Thoughts on _jacobi.py #1

mdhaber · 2023-06-23T18:48:23Z

No description provided.

mdhaber

@HDembinski Last year, you opened scipy/scipy#17059. I'd be interested in moving something like that forward, although I think I'd like to work it into the framework of mdhaber/scipy#106. Here are a few thoughts I had about _jacobi.py.

If you don't have time to pursue this right now or are no longer interested, that's fine, but if you have a moment, I was hoping you could answer two questions about line 157/158 (the even powers of h used if np.polyfit) and line 164 (no appearance of Student's t distribution). Images are from D'Errico's writup. Thanks for your help!

src/jacobi/_jacobi.py

mdhaber · 2023-06-23T18:57:40Z

src/jacobi/_jacobi.py

+    maxiter : int, optional
+        Maximum number of iterations of the algorithm.
+    maxgrad : int, optional
+        Maximum grad of the extrapolation polynomial.


Consider expressing in terms of "degree" of the polynomial. Perhaps "grad" refers to highest derivative that is nonzero?

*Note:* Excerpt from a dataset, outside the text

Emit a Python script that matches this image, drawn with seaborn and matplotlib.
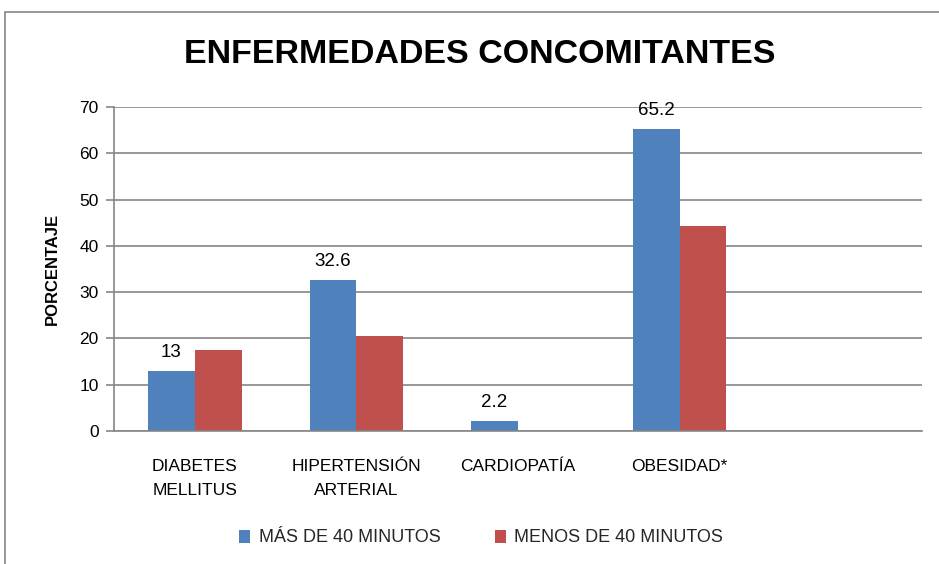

Yes, that should be "degree". I don't know why I called it maxgrad, usually I try to follow established names used in established libraries. That may be a bit of German language influence, we call "degree" "grad".

Ah makes sense.

mdhaber · 2023-06-23T19:05:18Z

src/jacobi/_jacobi.py

+    return (-3 * f0 + 4 * f1 - f2) * (0.5 / h)
+
+
+def _first(method, f0, f, x, i, h, args):


It looks like the purpose of this function is to detect whether NaNs are encountered and, if so, choose the appropriate one-sided formula. If this were to be added to SciPy, I'd suggest that this function just determine which formula should be used, then call _derive (_differentiate?), possibly passing the values as which f has already been evaluated (to eliminate the duplicate calculation). The purpose is to avoid repeating the formulas.

I agree that sounds like a cleaner design, but I remember I chose this design to avoid a duplicate calculation.

I figured. I'd just suggest that there are other ways to avoid the duplicate calculation. I will probably work on that in my PR and then I'll have something more concrete to say.

mdhaber · 2023-06-23T19:07:12Z

src/jacobi/_jacobi.py

+            else:
+                method = 0
+    if method == 0:
+        return method, None, (f1 - f2) * norm


Suggested change

return method, None, (f1 - f2) * norm

return method, None, (f2 - f1) * norm

I think this produces the negative of the derivative estimate as-is.

No this should be correct. I always compute f1 - f2 and h = (x1 - x2) * factor consistently everywhere, so h and norm should also be negative for x1 < x2. I hope that one of the unit tests breaks if you make that change.

I'd suggest taking a look; there are only a few lines to follow starting at 121 then jumping into this function. I noticed the numerical effect before finding the cause here. I saw that the _first derivative estimate changes sign depending on whether it's doing central or one-sided differences.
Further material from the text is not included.